De este modo, la vida de Oscar Wilde se convirtió en una obra en doble vía: por un lado, sus novelas y piezas teatrales; por el otro, su propia figura, hecha a punta de extravagancias, genialidad y olfato social. Este autor fue un esteta consumado: lo bello, lo hermoso, lo recargado fueron algunas de las cuestiones que hizo suyas. El resultado de esto, fueron obras icónicas (que pueden consultarse en nuestro catálogo en línea) como: El retrato de Dorian Gray, El fantasma de Canterville o La importancia de llamarse Ernesto.
Títulos todos que le granjearon el favor de la sociedad londinense de finales del XIX, que celebraba su derroche, sus parrandas y su agudeza mental que le llevaba a decir cosas tan deliciosamente ácidas como “perdona siempre a tus enemigos: nada les molestará más” o “no tiene enemigos, pero es enormemente despreciado por sus amigos” o “los amigos de verdad te apuñalan de frente”.
Sin embargo, su genio y figura serían justamente las causas de su debacle. En la era victoriana, Wilde tenía un pecado imperdonable a cuestas: ser homosexual. A pesar de estar casado y de, según algunos biógrafos haberse enamorado de mujeres, lo cierto es que el dandi irlandés prefería la belleza masculina.
Su gran amor fue Alfred ‘Bosie’ Douglas, un joven de alta sociedad cuyo padre no veía con buenos ojos que su hijo, nacido para ser un prohombre londinense, fuera un sodomita. Esto lo llevó a acosar a Wilde, amenazarlo, insultarlo y esparcir el rumor: al autor cometía el, entonces, abominable pecado nefando.
Movido por la indignación, pero también por su necesidad de hacer de sí misma su obra más sublime, Oscar Wilde denunció por injuria al padre de Alfred. Sin embargo, en un giro imprevisto, esta acusación se desestimó y el dramaturgo terminó en el asiento de los acusados. ¿El cargo? Sodomia, lo que hoy llamaríamos: ser gay. Adicto a las grandes declaraciones, inmerso en su propio genio y siempre buscando su siguiente frase célebre, Wilde no realizó la mejor defensa de su caso. Al preguntarle si se había acostado con un hombre que decía haberse acostado con él, el irlandés respondió indignado: “¿Con ese? ¡Con lo feo que es! No”. Mala idea en un juicio en el que se supone que debía demostrar ser heterosexual.
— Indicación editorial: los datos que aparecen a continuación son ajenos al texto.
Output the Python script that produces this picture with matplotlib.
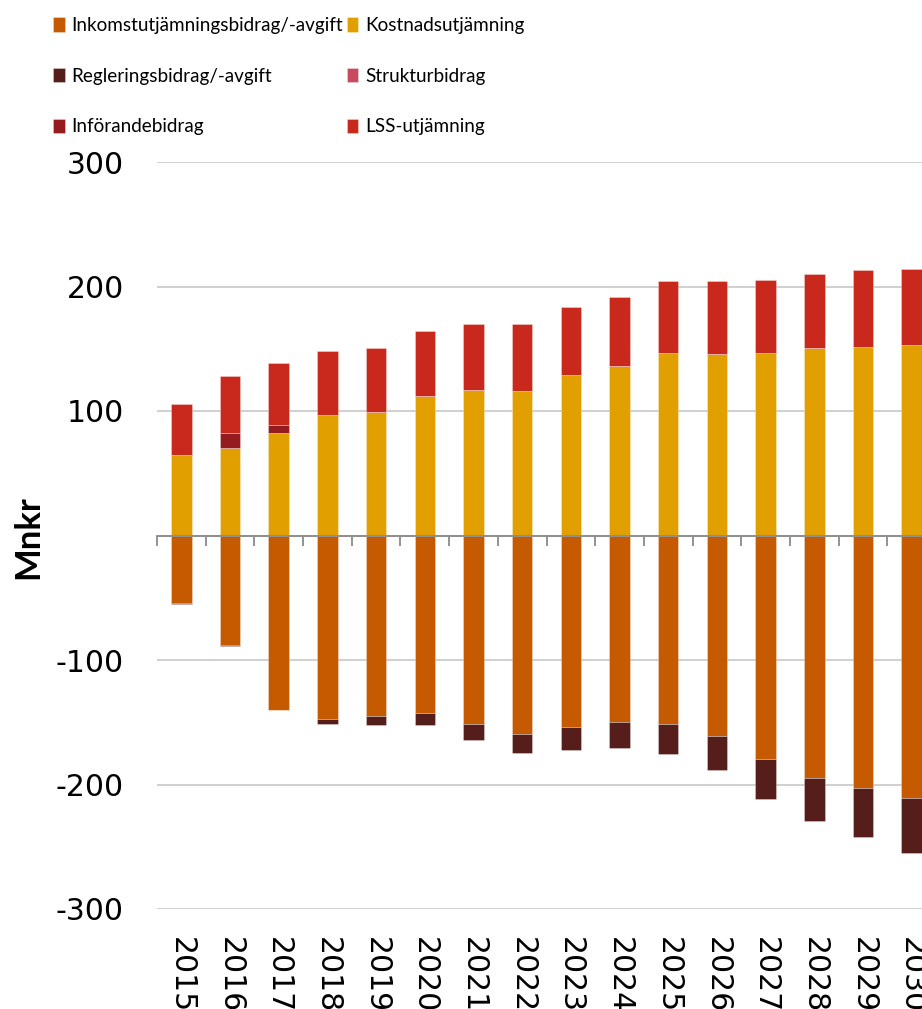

Tras el mediático juicio (no hay que olvidar que Wilde era una celebridad londinense), el autor fue condenado a dos años de trabajos forzados. El sistema penal británico de la época era uno diseñado para quebrar la moral de cualquier persona. La reinserción del reo, sus derechos y las buenas condiciones carcelarias son inventos modernos que no le tocaron a él. La mala alimentación, los trabajos físicos y la soledad quebraron el alma de un hombre otrora irreverente.
En este tiempo, escribió uno de sus últimos textos: De profundis (el cual puede consultarse en la Biblioteca Digital de Bogotá), una carta dirigida a su amor, publicada tras su fallecimiento y que muestra la faz de un un alma derrotada, añorante e incapaz de encontrar el brillo de antaño.
Tras salir de la cárcel, Wilde tomó un barco a Francia y cambió su nombre por Sebastian Melmoth. Odiaba a Reino Unido, detestaba a su gente, no podía olvidar todo el daño hecho. Sin embargo, su cuerpo estaba reducido, la salud la tenía quebrada y el ánimo hecho polvo. En París, en el hotelucho en el que pasó sus últimos días, dice la leyenda (y todo con Wilde siempre fue una leyenda) que gritaba desconsolado por la mala calidad de las cortinas, por la pobreza de los muebles, por la falta de gusto de los empleados. Entre la pobreza, la fealdad y la miseria, murió Oscar Wilde, el esteta absoluto.
Oscar Wilde fue ‘perdonado’ 120 años después de su condena por el Gobierno británico. Él fue uno de los hombres que fueron condenados por leyes homófobas (que duraron hasta mediados del siglo XX) por un delito: amar.